David Fox, one of Fleischmann’s lawyers, argued Wednesday that the proposal is similar to a poll tax, which is illegal under the federal Constitution, because it would require in-person voters to provide forms of identification that cost money to obtain. He added that the question would require the Legislature to provide a funding source for free identification, making the framing unconstitutional as no such funding source is included in the ballot question’s language.

Justice Patricia Lee questioned attorneys for Repair the Vote, the pro-voter ID group, if it was indeed a poll tax.

“[If] I don't have a driver's license or any of the forms of IDs enumerated in the proposed rule change or the constitutional change, and then I have to go to DMV, then who's going to pay for my ID?” Lee asked. “How is that not a poll tax? I have to pay to vote.”

Repair the Vote’s counsel, Reno lawyer David O’Mara, responded by saying that even if the petition succeeds, a prospective voter would not be required to pay money to vote, an apparent reference to the option of providing part of a Social Security number to vote by mail. He also referred to voter ID cases in other states, although many of those cases involved voter ID requirements with more lenient rules about valid forms of ID.
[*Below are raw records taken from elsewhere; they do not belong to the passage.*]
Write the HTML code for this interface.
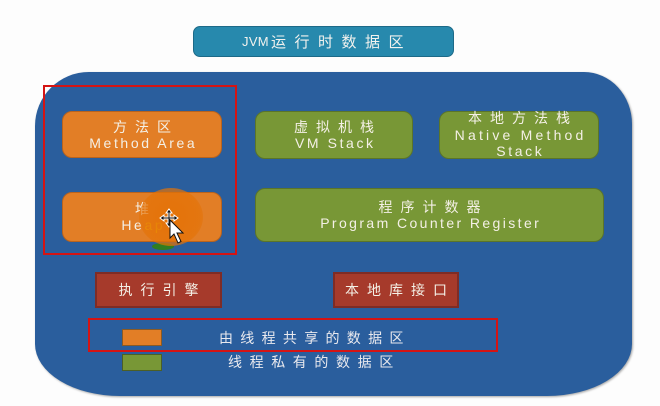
<!DOCTYPE html>
<html><head><meta charset="utf-8">
<style>
html,body{margin:0;padding:0;}
body{width:660px;height:406px;background:#fdfdfd;position:relative;overflow:hidden;font-family:"Liberation Sans","Noto Sans CJK SC",sans-serif;}
.abs{position:absolute;box-sizing:border-box;}
.box{position:absolute;box-sizing:border-box;display:flex;flex-direction:column;align-items:center;justify-content:center;color:#f4f0e6;border-radius:10px;}
.cn{font-family:"Liberation Sans","Noto Sans CJK SC",sans-serif;font-size:14px;letter-spacing:8px;padding-left:8px;line-height:16px;white-space:nowrap;}
.en{font-size:14px;letter-spacing:2.6px;padding-left:2.6px;line-height:16px;white-space:nowrap;}
.org{background:#e27e26;border:1px solid #b9631d;}
.grn{background:#789736;border:1px solid #5b7529;}
.red{background:#a63a2b;border:2px solid #7e2c26;border-radius:0;}
</style></head>
<body>
<!-- title -->
<div class="abs" style="left:193px;top:26px;width:261px;height:31px;background:#2789ad;border:1px solid #1d6a88;border-radius:7px;display:flex;align-items:center;justify-content:center;color:#f2f2ee;">
  <span style="font-size:13px;letter-spacing:0.3px;">JVM</span><span style="font-family:'Liberation Sans','Noto Sans CJK SC',sans-serif;font-size:15px;letter-spacing:8.5px;padding-left:2px;margin-right:-7px;">运行时数据区</span>
</div>

<!-- big blue -->
<div class="abs" style="left:35px;top:72px;width:597px;height:324px;background:#2a5e9d;border-radius:54px 48px 85px 85px / 54px 52px 52px 52px;box-shadow:1px 1px 2px rgba(0,0,0,0.35);"></div>

<!-- red highlight 1 -->
<div class="abs" style="left:43px;top:85px;width:194px;height:170px;border:2px solid #d41414;"></div>

<!-- boxes -->
<div class="box org" style="left:62px;top:111px;width:160px;height:47px;">
  <span class="cn">方法区</span><span class="en">Method Area</span>
</div>
<div class="box grn" style="left:255px;top:111px;width:158px;height:48px;">
  <span class="cn">虚拟机栈</span><span class="en">VM Stack</span>
</div>
<div class="box grn" style="left:439px;top:111px;width:160px;height:48px;">
  <span class="cn" style="line-height:16.5px;">本地方法栈</span><span class="en" style="line-height:16.5px;letter-spacing:3.2px;padding-left:3.2px;">Native Method</span><span class="en" style="line-height:16.5px;">Stack</span>
</div>
<div class="box org" style="left:62px;top:192px;width:160px;height:50px;">
  <span class="cn">堆</span><span class="en">He<span style="color:#f2c20a;">ap</span></span>
</div>
<div class="box grn" style="left:255px;top:188px;width:349px;height:54px;">
  <span class="cn">程序计数器</span><span class="en" style="letter-spacing:2.4px;padding-left:2.4px;">Program Counter Register</span>
</div>

<!-- heap highlight overlay -->
<div class="abs" style="left:152px;top:243px;width:22px;height:7px;border-radius:50%;background:#2f7d22;"></div>
<div class="abs" style="left:139px;top:188px;width:64px;height:58px;border-radius:50%;background:radial-gradient(circle, rgba(228,114,6,0.9) 0%, rgba(228,114,6,0.7) 65%, rgba(228,114,6,0) 100%);"></div>
<svg class="abs" style="left:155px;top:206px;" width="40" height="42" viewBox="0 0 40 42">
  <g stroke="#fff" stroke-width="1" fill="#111">
    <path d="M14 3 L17 7 L15 7 L15 11 L19 11 L19 9 L23 12 L19 15 L19 13 L15 13 L15 17 L17 17 L14 21 L11 17 L13 17 L13 13 L9 13 L9 15 L5 12 L9 9 L9 11 L13 11 L13 7 L11 7 Z"/>
  </g>
  <path d="M15 14 L15 32 L19 28 L23 37 L26 35.5 L22 27 L28 27 Z" fill="#fff" stroke="#111" stroke-width="1"/>
</svg>

<!-- red boxes -->
<div class="box red" style="left:95px;top:272px;width:127px;height:36px;">
  <span class="cn">执行引擎</span>
</div>
<div class="box red" style="left:333px;top:272px;width:126px;height:36px;">
  <span class="cn">本地库接口</span>
</div>

<!-- red highlight 2 -->
<div class="abs" style="left:88px;top:318px;width:410px;height:34px;border:2px solid #d41414;"></div>

<!-- legend -->
<div class="abs" style="left:122px;top:329px;width:40px;height:17px;background:#e27e26;border:1px solid #8a5a24;"></div>
<div class="abs" style="left:122px;top:354px;width:40px;height:17px;background:#789736;border:1px solid #4c5f26;"></div>
<div class="abs" style="left:219px;top:330px;line-height:16px;color:#e9e9ee;"><span class="cn" style="letter-spacing:7.3px;padding-left:0;">由线程共享的数据区</span></div>
<div class="abs" style="left:228px;top:354px;line-height:16px;color:#e9e9ee;"><span class="cn" style="letter-spacing:7.6px;padding-left:0;">线程私有的数据区</span></div>
</body></html>
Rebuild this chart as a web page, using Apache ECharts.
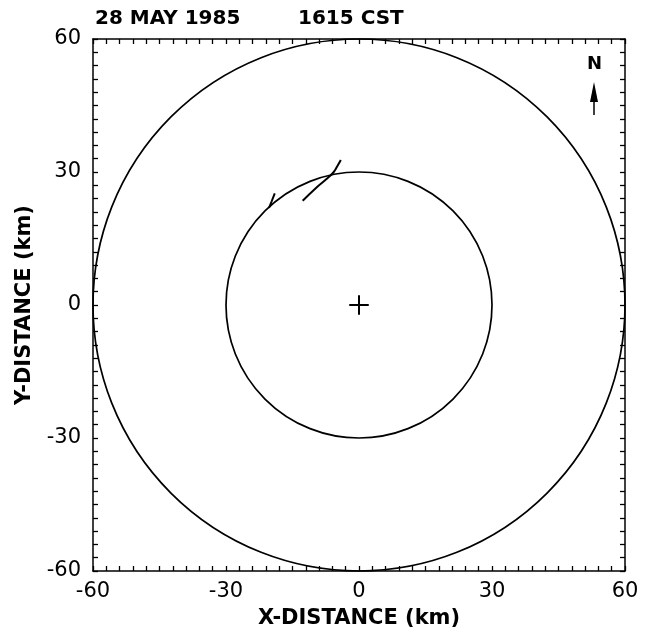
<!DOCTYPE html>
<html>
<head>
<meta charset="utf-8">
<script src="https://cdn.jsdelivr.net/npm/echarts@6/dist/echarts.min.js"></script>
<style>
  html, body { margin: 0; padding: 0; background: #fff; }
  #chart { width: 645px; height: 634px; }
</style>
</head>
<body>
<div id="chart"></div>
<script>
// range rings (km) centred on the radar
var ringCenter = [0, 0];
var ringRadii = [30, 60];
// radar position cross
var crossH = [[-2.2, 0], [2.2, 0]];
var crossV = [[0, -2.2], [0, 2.2]];
// traced feature segments
var segA = [[-12.7, 23.5], [-9.7, 26.4], [-7.0, 28.7], [-5.7, 30.0], [-4.9, 31.3], [-4.1, 32.7]];
var segB = [[-19.0, 25.2], [-19.7, 23.4], [-20.3, 21.9]];
var tickLabels = [-60, -30, 0, 30, 60];

var chart = echarts.init(document.getElementById('chart'));

var font = '"DejaVu Sans", Arial, sans-serif';
var axisBase = {
  type: 'value',
  min: tickLabels[0],
  max: tickLabels[tickLabels.length - 1],
  interval: 30,
  splitLine: { show: false },
  axisLine: { show: true, onZero: false, lineStyle: { color: '#000', width: 1.5 } },
  axisTick: { show: true, inside: true, length: 5, lineStyle: { color: '#000', width: 1.3 } },
  minorTick: { show: true, splitNumber: 10, length: 5, lineStyle: { color: '#000', width: 1.3 } }
};

function ax(extra) {
  return Object.assign({}, JSON.parse(JSON.stringify(axisBase)), extra);
}

var ringData = ringRadii.map(function (r) { return [ringCenter[0], ringCenter[1], r]; });

var option = {
  animation: false,
  backgroundColor: '#fff',
  grid: { left: 93, right: 20, top: 39, bottom: 62 },
  xAxis: [
    ax({
      position: 'bottom',
      name: 'X-DISTANCE (km)',
      nameLocation: 'middle',
      nameGap: 37,
      nameTextStyle: { color: '#000', fontSize: 21, fontWeight: 'bold', fontFamily: font },
      axisLabel: { color: '#000', fontSize: 21, fontFamily: font, margin: 10 }
    }),
    ax({ position: 'top', axisLabel: { show: false } })
  ],
  yAxis: [
    ax({
      position: 'left',
      name: 'Y-DISTANCE (km)',
      nameLocation: 'middle',
      nameGap: 58,
      nameTextStyle: { color: '#000', fontSize: 21, fontWeight: 'bold', fontFamily: font },
      axisLabel: { color: '#000', fontSize: 21, fontFamily: font, margin: 12 }
    }),
    ax({ position: 'right', axisLabel: { show: false } })
  ],
  graphic: [
    {
      type: 'text', left: 95, top: 9,
      style: { text: '28 MAY 1985', fill: '#000', font: 'bold 20px ' + font }
    },
    {
      type: 'text', left: 298, top: 9,
      style: { text: '1615 CST', fill: '#000', font: 'bold 20px ' + font }
    },
    {
      type: 'text', left: 587, top: 55,
      style: { text: 'N', fill: '#000', font: 'bold 18px ' + font }
    },
    {
      type: 'polygon',
      shape: { points: [[594, 82], [590, 102], [598, 102]] },
      style: { fill: '#000' }
    },
    {
      type: 'line',
      shape: { x1: 594, y1: 100, x2: 594, y2: 115 },
      style: { stroke: '#000', lineWidth: 1.5 }
    }
  ],
  series: [
    {
      type: 'custom',
      data: ringData,
      renderItem: function (params, api) {
        var c = api.coord([api.value(0), api.value(1)]);
        var s = api.size([api.value(2), api.value(2)]);
        return {
          type: 'circle',
          shape: { cx: c[0], cy: c[1], r: (s[0] + s[1]) / 2 },
          style: { fill: 'none', stroke: '#000', lineWidth: 1.7 }
        };
      }
    },
    {
      type: 'line', data: crossH, showSymbol: false,
      lineStyle: { color: '#000', width: 2 }
    },
    {
      type: 'line', data: crossV, showSymbol: false,
      lineStyle: { color: '#000', width: 2 }
    },
    {
      type: 'line', data: segA, showSymbol: false, smooth: true,
      lineStyle: { color: '#000', width: 2 }
    },
    {
      type: 'line', data: segB, showSymbol: false, smooth: true,
      lineStyle: { color: '#000', width: 2 }
    }
  ]
};
chart.setOption(option);
</script>
</body>
</html>
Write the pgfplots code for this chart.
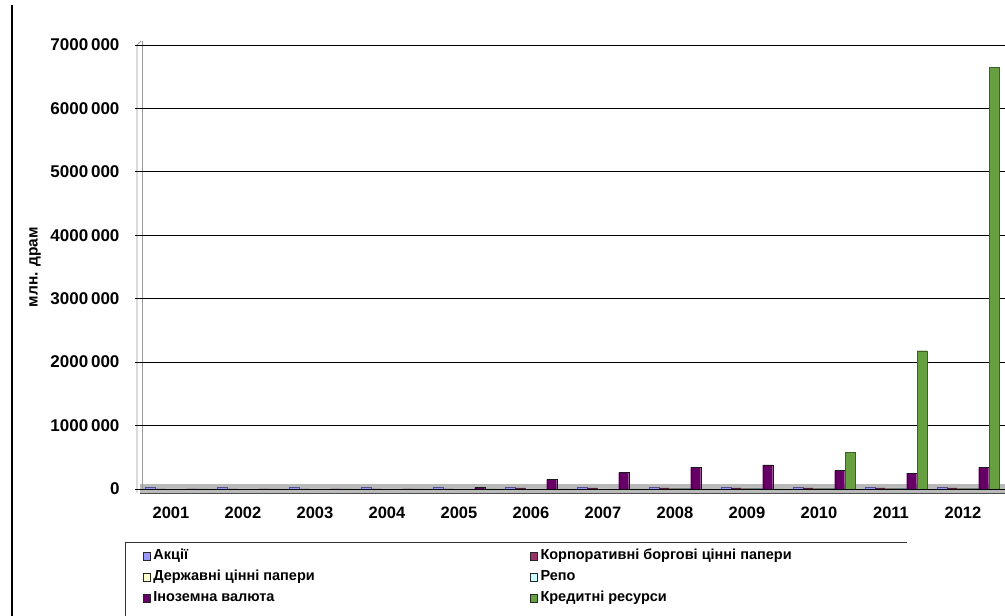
\documentclass[border=0pt]{standalone}
\usepackage{fontspec}
\setmainfont{Liberation Sans}
\usepackage{pgfplots}
\pgfplotsset{compat=1.18}
\definecolor{cA}{RGB}{153,153,255}
\definecolor{cK}{RGB}{153,51,102}
\definecolor{cD}{RGB}{255,255,204}
\definecolor{cR}{RGB}{204,255,255}
\definecolor{cI}{RGB}{102,0,102}
\definecolor{cC}{RGB}{102,160,64}
\begin{document}
\begin{tikzpicture}[x=1pt,y=1pt]
% floor band and wall (decoration)
\fill[gray!55] (140,123) rectangle (1005,132);
\draw[black!70, line width=0.8pt] (140,123) -- (1005,123);
\draw[gray!80, line width=0.8pt] (137,123) -- (137,571) -- (141,575);
\draw[gray!80, line width=0.8pt] (142,127) -- (142,575);
\begin{axis}[
  at={(140pt,127pt)}, anchor=south west,
  scale only axis, width=865pt, height=444pt,
  ybar=0.5pt, bar width=10pt,
  xmin=-0.5, xmax=11.514, ymin=0, ymax=7000000,
  xtick={0,1,2,3,4,5,6,7,8,9,10,11},
  xticklabels={2001,2002,2003,2004,2005,2006,2007,2008,2009,2010,2011,2012},
  xtick style={draw=none},
  ytick={0,1000000,2000000,3000000,4000000,5000000,6000000,7000000},
  yticklabels={0,1000\,000,2000\,000,3000\,000,4000\,000,5000\,000,6000\,000,7000\,000},
  scaled y ticks=false,
  axis x line*=bottom, axis y line*=left,
  x axis line style={draw=none},
  y axis line style={draw=none},
  ytick style={black, line width=0.8pt},
  tick align=outside, major tick length=5pt,
  ymajorgrids, grid style={black, line width=0.9pt},
  yticklabel style={font=\fontsize{17}{20}\selectfont\bfseries, xshift=-12pt},
  xticklabel style={font=\fontsize{16.5}{19}\selectfont\bfseries, yshift=-9pt, xshift=-5pt},
  ylabel={млн. драм},
  every axis y label/.style={at={(axis description cs:0,0.5)}, xshift=-105pt, rotate=90, anchor=center, font=\fontsize{15.5}{18}\selectfont\bfseries},
  legend columns=2,
  legend cell align=left,
  legend image code/.code={\draw[#1, draw=black!85, line width=0.7pt] (0pt,-4pt) rectangle (7pt,4pt);},
  legend style={at={(rel axis cs:0.0035,-0.1351)}, anchor=north west, draw=none, fill=none,
    inner sep=0pt, font=\fontsize{14.5}{17}\selectfont\bfseries,
    nodes={text height=9pt, text depth=3pt, inner sep=1.5pt, inner xsep=2.5pt},
    row sep=6pt,
    /tikz/every even column/.append style={column sep=213pt}},
]
\addplot[fill=cA, draw=cA!55!black, line width=0.4pt] coordinates {(0,22000) (1,22000) (2,22000) (3,22000) (4,22000) (5,22000) (6,22000) (7,22000) (8,22000) (9,22000) (10,22000) (11,22000)};
\addlegendentry{Акції}
\addplot[fill=cK, draw=cK!60!black, line width=0.4pt] coordinates {(0,0) (1,0) (2,0) (3,0) (4,0) (5,18000) (6,18000) (7,18000) (8,18000) (9,18000) (10,18000) (11,18000)};
\addlegendentry{Корпоративні боргові цінні папери}
\addplot[fill=cD, draw=cD!50!black, line width=0.4pt] coordinates {(0,0) (1,0) (2,0) (3,0) (4,0) (5,0) (6,0) (7,18000) (8,18000) (9,18000) (10,18000) (11,18000)};
\addlegendentry{Державні цінні папери}
\addplot[fill=cR, draw=cR!50!black, line width=0.4pt] coordinates {(0,0) (1,0) (2,0) (3,0) (4,0) (5,0) (6,0) (7,18000) (8,18000) (9,18000) (10,18000) (11,18000)};
\addlegendentry{Репо}
\addplot[fill=cI, draw=black!90, line width=0.4pt] coordinates {(0,0) (1,0) (2,0) (3,0) (4,22000) (5,150000) (6,260000) (7,340000) (8,380000) (9,290000) (10,250000) (11,340000)};
\addlegendentry{Іноземна валюта}
\addplot[fill=cC, draw=black!40!cC, line width=0.4pt] coordinates {(0,0) (1,0) (2,0) (3,0) (4,0) (5,0) (6,0) (7,0) (8,0) (9,580000) (10,2180000) (11,6650000)};
\addlegendentry{Кредитні ресурси}
\end{axis}
% legend frame and outer border (decoration)
\draw[black!80, line width=0.8pt] (125,74) -- (907,74);
\draw[black!80, line width=0.8pt] (125,74) -- (125,0);
\draw[black, line width=1.2pt] (12,0) -- (12,611);
\pgfresetboundingbox
\path[use as bounding box] (0,0) rectangle (1005,616);
\end{tikzpicture}
\end{document}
“In Nevada, you don’t have to pay anything to vote. You get a ballot if you’re registered,” O’Mara said. “There is no specific [precedent from other states] that says that having to pay for anything is a specific poll tax.”

Chief Justice Elissa Cadish questioned whether the court’s task to determine if a poll tax existed was “excessively speculative” because the proposal itself does not call for the allocation of funding that could make obtaining an ID free. Fox responded by saying the high court has conducted similar analyses in the past.

Wednesday’s hearing also included a discussion of the constitutionality of the proposal’s “description of effect,” a 47-word description included on signature gathering forms that is required to explain the implications of the ballot question.

Justice Lidia Stiglich questioned the clarity of the description, saying it was not abundantly clear in the description that people would not be allowed to vote in person unless they have a photo ID.

O’Mara argued that the description was “a summary of what's going to happen,” and that the main implication of the proposal is amending the state Constitution, which is outlined in the petition’s description.

Fox, however, argued that the description did not explain all of the measure’s implications, including the forms of accepted ID and the funding source for the proposal.

If the initiative survives the legal challenge, lands on the ballot and receives support from a majority of voters, it would again be placed on the 2026 ballot, when another affirmative vote would amend the state Constitution.

The ballot initiative mirrors a bill pushed by Lombardo last year that stalled in the Democrat-controlled Legislature. The effort has received public support from former President Donald Trump, who encouraged Nevadans in February to sign the petition.

This marks the second time Repair the Vote has tried to place a voter ID ballot measure before voters. In 2022, a judge ordered the group to rewrite its “description of effect” because it was argumentative, which the group ultimately never did.

A Nevada Independent poll of 800 likely voters last year found that 74 percent supported voter identification.